Saturday 23 April 2011

Jika Rumah Kyai Lebih Baik Dari Asrama Santri, Maka Santri “boleh” Memberontak

Sebagai sebuah idealisme, semangat sebagaima yang tersirat dalam ungkapan Pak Sahal itu layak dipertahankan. Tapi tentu saja bukan dalam konteks “head to head” dengan membandingkan Asrama Santri harusa sama dengan Rumah Kyai, masakan santri juga harus sama dengan idamnya pak Kyai. Tapi harus kita letakkan dalam konteks bahwa kesejahteraan santri itu berbanding lurus dengan apa yang diterima oleh Kyai.

Coba kita bandingkan sekarang. Rumah pak Kyai keramik, bukankah Mantiqoh kita juga keramik? Rumah pak kyai bagus, bukankah kelas dan mantiqoh kita juga bagus?
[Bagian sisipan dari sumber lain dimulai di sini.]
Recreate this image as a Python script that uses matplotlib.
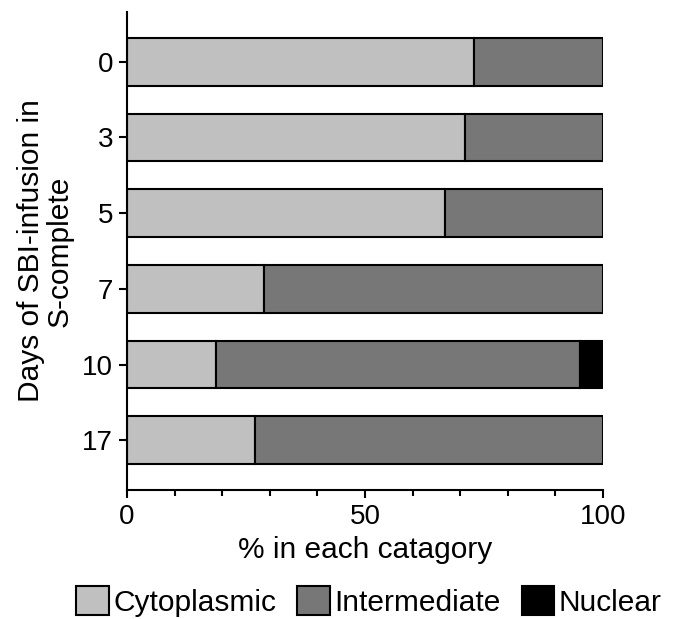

Pak kyai makan nasi, bukankah kita juga tidak makan tiwul?? Cuma karena kita para santri ini hidupnya komunal dan cenderung sembarangan, kurang bisa merawat, makanya rayon kita terkesan kumuh dan jelek...padahal kalau dibandingkan kualitas gedung sekolah dan asrama di luar, yang sebulan Cuma bayar 375rb, apa rayon kita tu bukan “surga” namanya??

Justru kalau kita bicara secara “head-to head”, menurut saya MAPI DLOMIR JIDDAN, coba antum renungkan, relakah antum kalau Ust Hasan tidur beralaskan matras seperti kita di rayon?? Relakah antum ust syukri makan dengan salatoh roha?? Relakah antum beliau-beliau itu menerima tamu ma’had dengan kursi sebagaimana yang kita gunakan di kelas??

Kurang lebih begitulah memaknai ungkapan Pak Sahal diatas. Saya dulu pernah pengabdian S-1 di salah satu pondok alumni di Banten. Rumah Kyai dan keluarga pondoknya megah luar biasa, disaat perpustakaan pondok itu tidak lebih besar dari Hujroh Bindep yang buat ikhtiba’ itu...Seluruh potensi ekonomi pesantren di bagi ke keluarga. KOPEL buat Kyai, KIPTIR buat adiknya, Kantin Guru buat adik satunya, dan seterusnya...Padahal santrinya “Cuma” 4.000 orang, mobilnya mercy seharga hampir 1 M, dan tiap tahun ganti !! Saya pribadi malah berpendapat, untuk Kyai “selevel” Ust Syukri dan Ust Hasan dengan 20.000 asuhan di negeri ini, apa yang beliau ambil dari pondok itu sungguh2 “tidak layak”. Apalagi sekarang kita di luar, melihat bagaimana para Kyai Politikus pada punya kemewahan yang Gila-gilaan.

Jadi, meletakkan makna hal tersebut diatas, memang sebaiknya di maknai secara tersirat, bukan tersurat. Demikian kurang lebih penjelasan ana.